The MN Court of Appeals issued an opinion today upholding the reinstatement of a driver’s license when the arresting officer misled a driver by stating that refusing a urine test is a crime.
In the case decided today, the Commissioner of Public Safety revoked the driver’s license after he refused urine and blood tests. The officer told the driver it was a crime to refuse a urine test. The officer was reading from Minnesota’s Implied Consent Advisory, which they are required to do. However, the legislature had not changed the wording of the advisory to comport with the changes in the law at the time. Even though the the officer did not intentionally mislead the driver or act in bad faith, the advisory is inaccurate and still violates due process. Therefore, the reading, on its face, is misleading and violates Due Process.

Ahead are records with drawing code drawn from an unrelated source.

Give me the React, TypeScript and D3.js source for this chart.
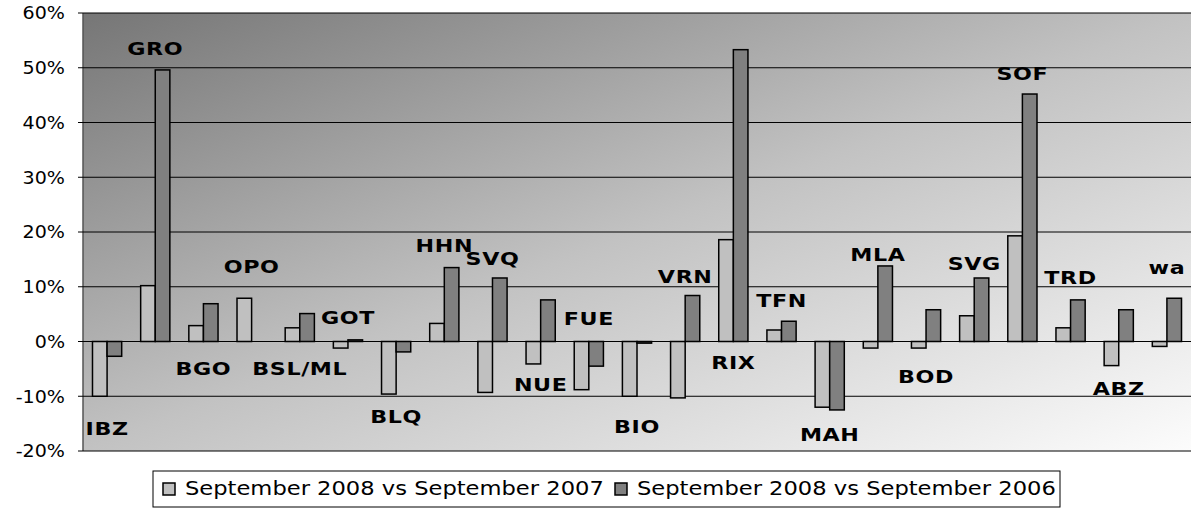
import React from 'react';
import * as d3 from 'd3';

// airport codes along the x axis
const airports = [
  'IBZ', 'GRO', 'BGO', 'OPO', 'BSL/ML', 'GOT', 'BLQ', 'HHN', 'SVQ', 'NUE', 'FUE', 'BIO',
  'VRN', 'RIX', 'TFN', 'MAH', 'MLA', 'BOD', 'SVG', 'SOF', 'TRD', 'ABZ', 'wa'
];

// change in %, Sep 2008 vs Sep 2007
const vs2007 = [
  -10, 10.2, 2.9, 7.9, 2.5, -1.2, -9.6, 3.3, -9.3, -4.1, -8.8, -10.0,
  -10.3, 18.6, 2.1, -12.0, -1.2, -1.2, 4.7, 19.3, 2.5, -4.4, -0.9
];

// change in %, Sep 2008 vs Sep 2006 (null = no bar)
const vs2006: (number | null)[] = [
  -2.7, 49.6, 6.9, null, 5.1, 0.3, -1.9, 13.5, 11.6, 7.6, -4.5, -0.3,
  8.4, 53.3, 3.7, -12.5, 13.8, 5.8, 11.6, 45.2, 7.6, 5.8, 7.9
];

// where each airport label sits, in % on the value axis
const labelLevel = [
  -16, 53.5, -4.9, 13.7, -4.9, 4.4, -13.8, 17.5, 15.1, -7.9, 4.1, -15.5,
  11.9, -3.9, 7.5, -17.0, 15.9, -6.5, 14.3, 48.9, 11.7, -8.6, 13.5
];

const yTicks = [-20, -10, 0, 10, 20, 30, 40, 50, 60];

const seriesNames = ['September 2008 vs September 2007', 'September 2008 vs September 2006'];
const seriesFill = ['#c0c0c0', '#808080'];

const W = 1192;
const H = 508;
const left = 83;
const right = 1191;
const top = 13;
const bottom = 451;
const SX = 1.2; // the original is stretched sideways

export default function App() {
  const x = d3.scaleBand<string>().domain(airports).range([left, right]).padding(0);
  const sub = d3.scaleBand<string>().domain(['a', 'b']).range([0, x.bandwidth()]).paddingInner(0).paddingOuter(0.65);
  const y = d3.scaleLinear().domain([-20, 60]).range([bottom, top]);
  const y0 = y(0);

  const bar = (v: number | null, i: number, k: 'a' | 'b', fill: string) => {
    if (v === null) return null;
    const bx = (x(airports[i]) as number) + (sub(k) as number);
    const yy = y(v);
    return (
      <rect
        key={k + i}
        x={bx}
        y={Math.min(yy, y0)}
        width={sub.bandwidth()}
        height={Math.max(Math.abs(yy - y0), 1)}
        fill={fill}
        stroke="#000"
        strokeWidth={1.5}
      />
    );
  };

  const txt = (s: string, tx: number, ty: number, sx: number, props: any) => (
    <text transform={`translate(${tx},${ty}) scale(${sx},1)`} dominantBaseline="central" {...props}>
      {s}
    </text>
  );

  return (
    <svg width={W} height={H} style={{ position: 'absolute', left: 0, top: 0 }} fontFamily="DejaVu Sans, Verdana, sans-serif">
      <defs>
        <linearGradient id="bg" x1="0" y1="0" x2="1" y2="1">
          <stop offset="0" stopColor="#767676" />
          <stop offset="0.5" stopColor="#c2c2c2" />
          <stop offset="1" stopColor="#fcfcfc" />
        </linearGradient>
      </defs>
      <rect x={left} y={top} width={right - left} height={bottom - top} fill="url(#bg)" />
      <line x1={left} x2={left} y1={top} y2={bottom} stroke="#555" strokeWidth={1.5} />

      {yTicks.map(t => (
        <g key={t}>
          <line x1={left} x2={right} y1={y(t)} y2={y(t)} stroke="#000" strokeWidth={1} />
          <line x1={left - 5} x2={left} y1={y(t)} y2={y(t)} stroke="#000" strokeWidth={1} />
          {txt(`${t}%`, 65, y(t), 1.06, { textAnchor: 'end', fontSize: 18, fill: '#000' })}
        </g>
      ))}

      {vs2007.map((v, i) => bar(v, i, 'a', seriesFill[0]))}
      {vs2006.map((v, i) => bar(v, i, 'b', seriesFill[1]))}

      {airports.map((a, i) =>
        <g key={a}>
          {txt(a, (x(a) as number) + x.bandwidth() / 2, y(labelLevel[i]), SX, {
            textAnchor: 'middle', fontSize: 18.5, fontWeight: 'bold', letterSpacing: 0.5, fill: '#000'
          })}
        </g>
      )}

      <rect x={153} y={471} width={907} height={36} fill="#fff" stroke="#000" strokeWidth={1} />
      {seriesNames.map((n, i) => {
        const sx = i === 0 ? 163 : 615;
        return (
          <g key={n}>
            <rect x={sx} y={483} width={12} height={12} fill={seriesFill[i]} stroke="#000" strokeWidth={1.5} />
            {txt(n, sx + 22, 489, 1.19, { fontSize: 19, fill: '#000' })}
          </g>
        );
      })}
    </svg>
  );
}
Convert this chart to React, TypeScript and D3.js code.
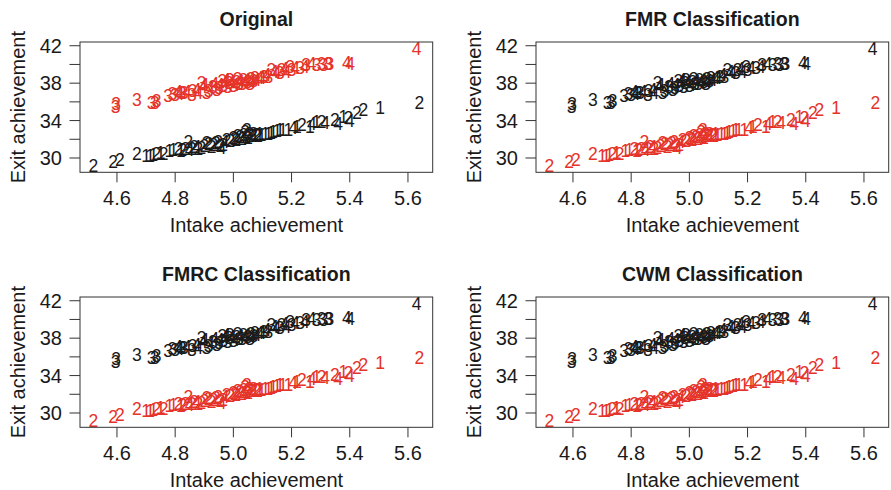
import React from "react";
import * as d3 from "d3";

// Upper cluster (component A)
const upperX = [4.595, 4.597, 4.668, 4.719, 4.73, 4.736, 4.776, 4.79, 4.8, 4.81, 4.815, 4.822, 4.83, 4.84, 4.857, 4.86, 4.874, 4.88, 4.891, 4.895, 4.9, 4.908, 4.915, 4.92, 4.93, 4.935, 4.943, 4.95, 4.954, 4.962, 4.965, 4.971, 4.975, 4.98, 4.985, 4.988, 4.995, 5.0, 5.006, 5.011, 5.015, 5.02, 5.023, 5.03, 5.034, 5.04, 5.046, 5.05, 5.057, 5.06, 5.063, 5.07, 5.074, 5.08, 5.09, 5.097, 5.105, 5.114, 5.12, 5.131, 5.14, 5.149, 5.16, 5.166, 5.175, 5.183, 5.195, 5.2, 5.212, 5.229, 5.246, 5.25, 5.269, 5.286, 5.303, 5.31, 5.326, 5.33, 5.39, 5.401, 5.63];
const upperY = [35.5, 35.8, 36.2, 35.9, 35.9, 36.1, 36.6, 36.8, 36.7, 37.1, 36.8, 36.9, 36.9, 37.1, 36.7, 37.2, 37.3, 37.0, 38.0, 37.6, 37.8, 37.0, 37.2, 37.45, 37.6, 37.9, 37.3, 37.5, 37.8, 38.2, 37.7, 38.0, 38.3, 37.6, 38.0, 38.3, 38.1, 37.7, 37.8, 38.1, 38.4, 37.9, 38.15, 37.9, 38.3, 38.0, 38.3, 38.1, 37.9, 38.4, 38.1, 38.2, 38.5, 38.3, 38.6, 38.5, 38.7, 38.9, 38.7, 39.4, 39.2, 39.05, 39.1, 39.4, 39.5, 39.2, 39.75, 39.4, 39.6, 39.6, 39.75, 39.9, 40.1, 39.9, 40.1, 39.9, 40.1, 40.0, 40.2, 40.1, 41.7];
const upperLab = ["3", "3", "3", "3", "3", "3", "3", "3", "3", "4", "4", "3", "3", "4", "3", "3", "4", "4", "3", "4", "4", "3", "3", "4", "3", "4", "3", "3", "4", "3", "3", "4", "4", "3", "3", "3", "4", "3", "4", "3", "3", "3", "4", "3", "3", "4", "4", "3", "3", "3", "4", "3", "3", "4", "4", "4", "3", "4", "3", "3", "4", "4", "3", "3", "4", "4", "3", "3", "4", "3", "4", "3", "4", "3", "3", "3", "3", "3", "4", "4", "4"];

// Lower cluster (component B)
const lowerX = [4.519, 4.587, 4.61, 4.668, 4.7, 4.714, 4.725, 4.735, 4.75, 4.76, 4.78, 4.794, 4.811, 4.82, 4.825, 4.835, 4.845, 4.85, 4.857, 4.865, 4.874, 4.88, 4.89, 4.9, 4.908, 4.915, 4.925, 4.931, 4.94, 4.948, 4.955, 4.96, 4.965, 4.97, 4.977, 4.99, 5.0, 5.005, 5.01, 5.015, 5.023, 5.03, 5.035, 5.04, 5.045, 5.046, 5.051, 5.055, 5.058, 5.065, 5.069, 5.074, 5.08, 5.085, 5.09, 5.097, 5.11, 5.12, 5.13, 5.137, 5.15, 5.16, 5.17, 5.189, 5.205, 5.218, 5.235, 5.263, 5.27, 5.286, 5.303, 5.315, 5.349, 5.36, 5.378, 5.395, 5.4, 5.424, 5.447, 5.504, 5.639];
const lowerY = [29.1, 29.55, 29.8, 30.4, 30.2, 30.2, 30.3, 30.4, 30.5, 30.45, 30.7, 30.85, 31.0, 30.8, 30.9, 31.0, 31.7, 30.9, 31.0, 31.15, 31.2, 31.0, 31.1, 31.3, 31.55, 31.5, 31.2, 31.4, 31.6, 31.75, 31.3, 31.1, 31.4, 31.7, 31.9, 31.8, 32.1, 32.0, 31.9, 32.3, 32.2, 32.0, 32.5, 32.8, 32.2, 33.0, 32.1, 32.6, 32.3, 32.3, 32.6, 32.45, 32.5, 32.4, 32.6, 32.45, 32.55, 32.6, 32.7, 32.8, 32.9, 33.0, 32.95, 33.0, 33.2, 33.35, 33.5, 33.35, 33.6, 33.9, 33.9, 33.7, 34.1, 33.6, 34.35, 34.25, 33.95, 34.8, 35.1, 35.3, 35.85];
const lowerLab = ["2", "2", "2", "2", "1", "1", "1", "2", "1", "2", "1", "1", "2", "1", "2", "2", "2", "4", "2", "2", "4", "2", "2", "2", "2", "2", "2", "2", "2", "2", "2", "4", "2", "4", "2", "2", "2", "2", "2", "2", "2", "2", "2", "2", "2", "2", "2", "2", "2", "2", "2", "1", "2", "2", "1", "1", "1", "1", "1", "1", "1", "1", "1", "1", "4", "1", "2", "1", "4", "1", "2", "4", "2", "4", "1", "2", "4", "2", "2", "1", "2"];

const panelTitles = ["Original", "FMR Classification", "FMRC Classification", "CWM Classification"];
// colour of upper / lower cluster per panel
const upperColors = ["#e5332a", "#1a1a1a", "#1a1a1a", "#1a1a1a"];
const lowerColors = ["#1a1a1a", "#e5332a", "#e5332a", "#e5332a"];

const xTicks = [4.6, 4.8, 5.0, 5.2, 5.4, 5.6];
const yTicks = [30, 32, 34, 36, 38, 40, 42];
const yTickLabels = [30, 34, 38, 42];

const FONT = "'Liberation Sans', Arial, Helvetica, sans-serif";

function Panel({ idx, ox, oy }: { idx: number; ox: number; oy: number }) {
  const left = 80, right = 432.7, top = 42, bottom = 172.3;
  const x = d3.scaleLinear().domain([4.473, 5.685]).range([left, right]);
  const y = d3.scaleLinear().domain([28.47, 42.4]).range([bottom, top]);
  const axisColor = "#333";
  return (
    <g transform={`translate(${ox},${oy})`} fontFamily={FONT}>
      <text x={(left + right) / 2} y={25.5} textAnchor="middle" fontWeight="bold" fontSize={19.5} fill="#1a1a1a">
        {panelTitles[idx]}
      </text>
      {upperX.map((v, i) => (
        <text key={"u" + i} x={x(v)} y={y(upperY[i])} textAnchor="middle" dominantBaseline="central" fontSize={17.5} fill={upperColors[idx]}>
          {upperLab[i]}
        </text>
      ))}
      {lowerX.map((v, i) => (
        <text key={"l" + i} x={x(v)} y={y(lowerY[i])} textAnchor="middle" dominantBaseline="central" fontSize={17.5} fill={lowerColors[idx]}>
          {lowerLab[i]}
        </text>
      ))}
      <rect x={left} y={top} width={right - left} height={bottom - top} fill="none" stroke={axisColor} strokeWidth={1} />
      {xTicks.map((t) => (
        <g key={"xt" + t}>
          <line x1={x(t)} x2={x(t)} y1={bottom} y2={bottom + 10} stroke={axisColor} />
          <text x={x(t)} y={205} textAnchor="middle" fontSize={20} fill="#1a1a1a">
            {t.toFixed(1)}
          </text>
        </g>
      ))}
      {yTicks.map((t) => (
        <line key={"yt" + t} x1={left - 10.5} x2={left} y1={y(t)} y2={y(t)} stroke={axisColor} />
      ))}
      {yTickLabels.map((t) => (
        <text key={"yl" + t} x={62} y={y(t)} textAnchor="end" dominantBaseline="central" fontSize={20} fill="#1a1a1a">
          {t}
        </text>
      ))}
      <text x={(left + right) / 2} y={232} textAnchor="middle" fontSize={20} fill="#1a1a1a">
        Intake achievement
      </text>
      <text transform={`translate(25,${(top + bottom) / 2}) rotate(-90)`} textAnchor="middle" fontSize={20} fill="#1a1a1a">
        Exit achievement
      </text>
    </g>
  );
}

export default function App() {
  return (
    <svg width={891} height={490} style={{ display: "block", position: "absolute", left: 0, top: 0, background: "#fff" }}>
      <Panel idx={0} ox={0} oy={0} />
      <Panel idx={1} ox={456} oy={0} />
      <Panel idx={2} ox={0} oy={255} />
      <Panel idx={3} ox={456} oy={255} />
    </svg>
  );
}
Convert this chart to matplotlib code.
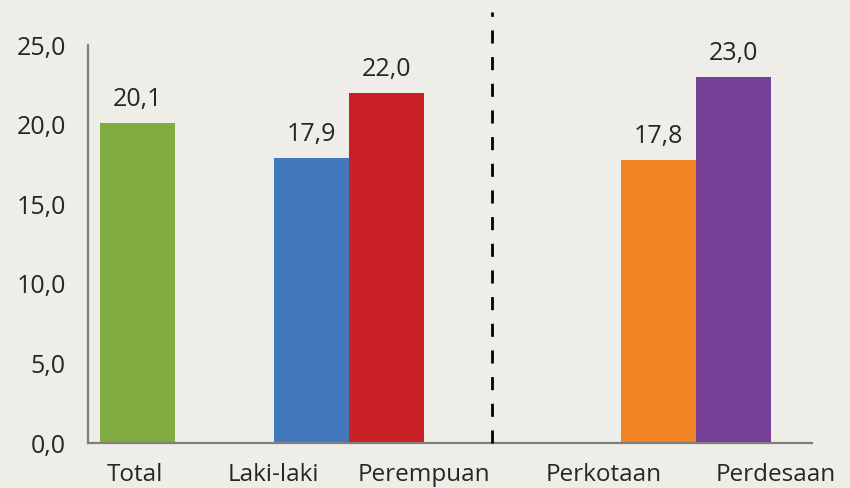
import matplotlib
matplotlib.use("Agg")
import matplotlib.pyplot as plt

plt.rcParams["font.family"] = ["Open Sans", "DejaVu Sans"]

# data
CATEGORIES = ["Total", "Laki-laki", "Perempuan", "Perkotaan", "Perdesaan"]
VALUES = [20.1, 17.9, 22.0, 17.8, 23.0]
COLORS = ["#82AC3F", "#4279BC", "#C92026", "#F08322", "#763E95"]
YTICKS = [0, 5, 10, 15, 20, 25]

# layout (bar-width units)
BAR_X = [0.66, 2.98, 3.98, 7.61, 8.61]
LABEL_X = [0.63, 2.47, 4.48, 6.88, 9.17]
DIVIDER_X = 5.39

BG = "#EEEDE8"
TXT = "#262626"

fig = plt.figure(figsize=(8.5, 4.88), dpi=100, facecolor=BG)
ax = fig.add_axes([88 / 850, 45 / 488, 724 / 850, 398 / 488])
ax.set_facecolor(BG)

ax.bar(BAR_X, VALUES, width=1.0, color=COLORS, edgecolor="none", zorder=2)
for x, v in zip(BAR_X, VALUES):
    ax.annotate(f"{v:.1f}".replace(".", ","), (x, v), xytext=(0, 8),
                textcoords="offset points", ha="center", va="bottom",
                fontsize=18, color=TXT)

# dashed divider between sex and area groups
ax.axvline(DIVIDER_X, ymin=0, ymax=1.083, color="black", lw=2.0,
           dashes=(4.7, 4.9), clip_on=False, zorder=3)

ax.set_xlim(0, 9.653)
ax.set_ylim(0, 25)
ax.set_yticks(YTICKS)
ax.set_yticklabels([f"{t:.1f}".replace(".", ",") for t in YTICKS],
                   fontsize=18, color=TXT)
ax.set_xticks(LABEL_X)
ax.set_xticklabels(CATEGORIES, fontsize=17.5, color=TXT)
ax.tick_params(axis="both", length=0)
ax.tick_params(axis="y", pad=16)
ax.tick_params(axis="x", pad=14.5)

for side in ["top", "right"]:
    ax.spines[side].set_visible(False)
for side in ["left", "bottom"]:
    ax.spines[side].set_color("#7F7F7F")
    ax.spines[side].set_linewidth(1.6)

fig.savefig("out.png", dpi=100, facecolor=BG)
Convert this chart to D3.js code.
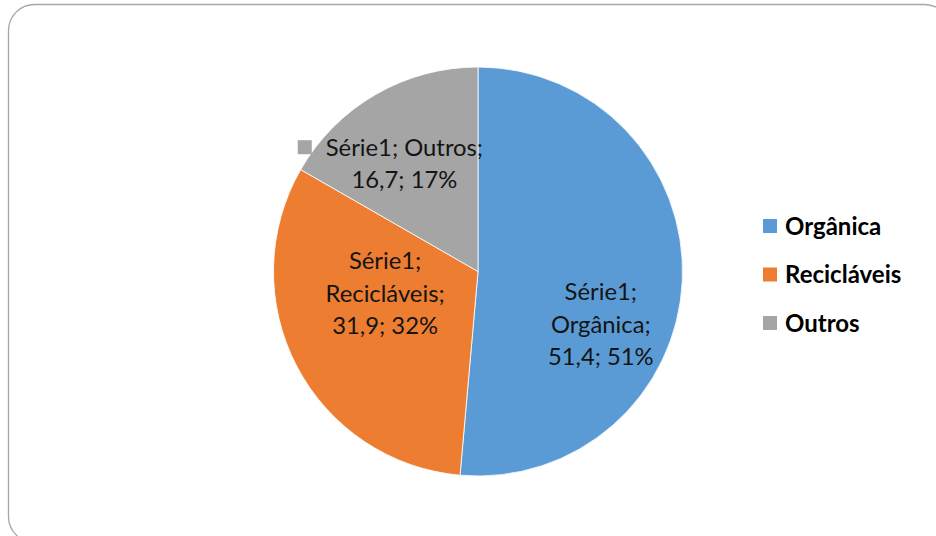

Over the past few years, several appeals have reshaped what law enforcement can and cannot do when suspecting someone of driving under the influence. The changes include that, in most circumstances, officers must obtain a search warrant to obtain a blood or urine test from a suspected intoxicated driver. Although this appeal is of a civil license revocation case, not an appeal of a criminal case, the Court conducted a due process analysis when the previous criminal appeals dealt with unreasonable searches under the 4th Amendment.
The caveat to this ruling today is that the appellate courts only require a warrant for blood or urine testing, not breath tests. The reasoning is that you have a greater expectation of privacy when compared to blowing into a breathalyzer machine. Therefore, while refusing a breath test is a crime, refusal to allow law enforcement to draw blood from your body or provide a urine sample while they watch is not.